In downtown Sulaymaniyah, streets in the normally bustling bazaar were empty yesterday; everyone stayed in to watch television.

"Today, for the first day, I believe it: Saddam is finished," said Ahmed Jabbat, a soldier in the Kurdish peshmerga.

He was watching Fox News in the Sports Tea House in the heart of the bazaar, where the usual ferocious games of dominoes were abandoned as customers craned their necks to watch the TV perched above the door. When the screen showed tanks barrelling through streets of Baghdad they recognized, the men shook their heads in delighted amazement. When Iraqi Information Minister Mohammed Saeed al-Sahhaf came on, proclaiming Baghdad safe and the American invaders slaughtered, the crowd jeered and cursed at him.

And when the camera panned the gold bathroom fixtures in a presidential palace, they hissed.

"Look how they lived!" exclaimed Bahman Hamid Abdullah, who owns a photo shop. "This man spent millions on his palaces, but not on his people. He told the world Iraqi children were dying of hunger while he spent millions!"

The café's owner, Omar Darwish, said it was standing room only all morning, as men packed in to see the television. The biggest news, he said, was the report of the death of Ali Hasan al-Majid, the man the rest of the world knows as Chemical Ali. (The Kurds call him Ali Chemical, in both Kurdish and English.)

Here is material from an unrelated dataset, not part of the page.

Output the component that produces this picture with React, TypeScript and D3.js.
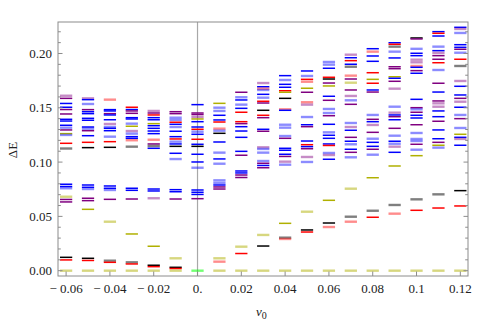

Mr. al-Majid oversaw the killing of thousands of Kurds with mustard gas and nerve agents in 1988. He ordered the brutal suppression of the Shia uprising in Basra in 1991. As Mr. Hussein's cousin and one of his most trusted deputies, Mr. al-Majid was responsible for the Iraqi forces in the south.

British soldiers said yesterday that they found his body in his Basra home, which was bombed over the weekend. Although officials cautioned that the death was unconfirmed, U.S. Defence Secretary Donald Rumsfeld proclaimed, "We believe the reign of terror of Chemical Ali has come to an end."

But even if true, the reports brought little satisfaction to Sulaymaniyah.

"The people of Kurdistan didn't want Ali Hasan al-Majid to be killed; they wanted him to be taken alive and taken to court. ... We are sad that he is dead," grocer Ghafor Rahim said.

"He was supposed to die from psychological torture," added Dilshad Ali, a primary-school teacher. "Or every day, we could come and carve off a piece of his flesh."

"I didn't want Ali Hasan al-Majid to be killed directly like this; I wanted him to surrender, so that those he tortured could decide his fate," echoed Mr. Ahmed, the museum director and a survivor of the 1988 chemical attack. "This was too quick a death."

The men stressed that they wish to see Mr. Hussein taken alive and tried. Mr. Jabbat said the leaders of the regime must be made to account for the victims of the anfal, the campaign of persecution against the Kurds in the 1980s. He noted that many of the names or burial places for the estimated 100,000 victims remain unknown today.

For some Kurds, however, there was a bittersweet quality in watching foreign soldiers plow into Baghdad.

"I'm proud of the American and British troops, but Kurds were supposed to be a part of it — it was our enemy," said Sakar Mohammed Salah, who had the TV on in his barber shop.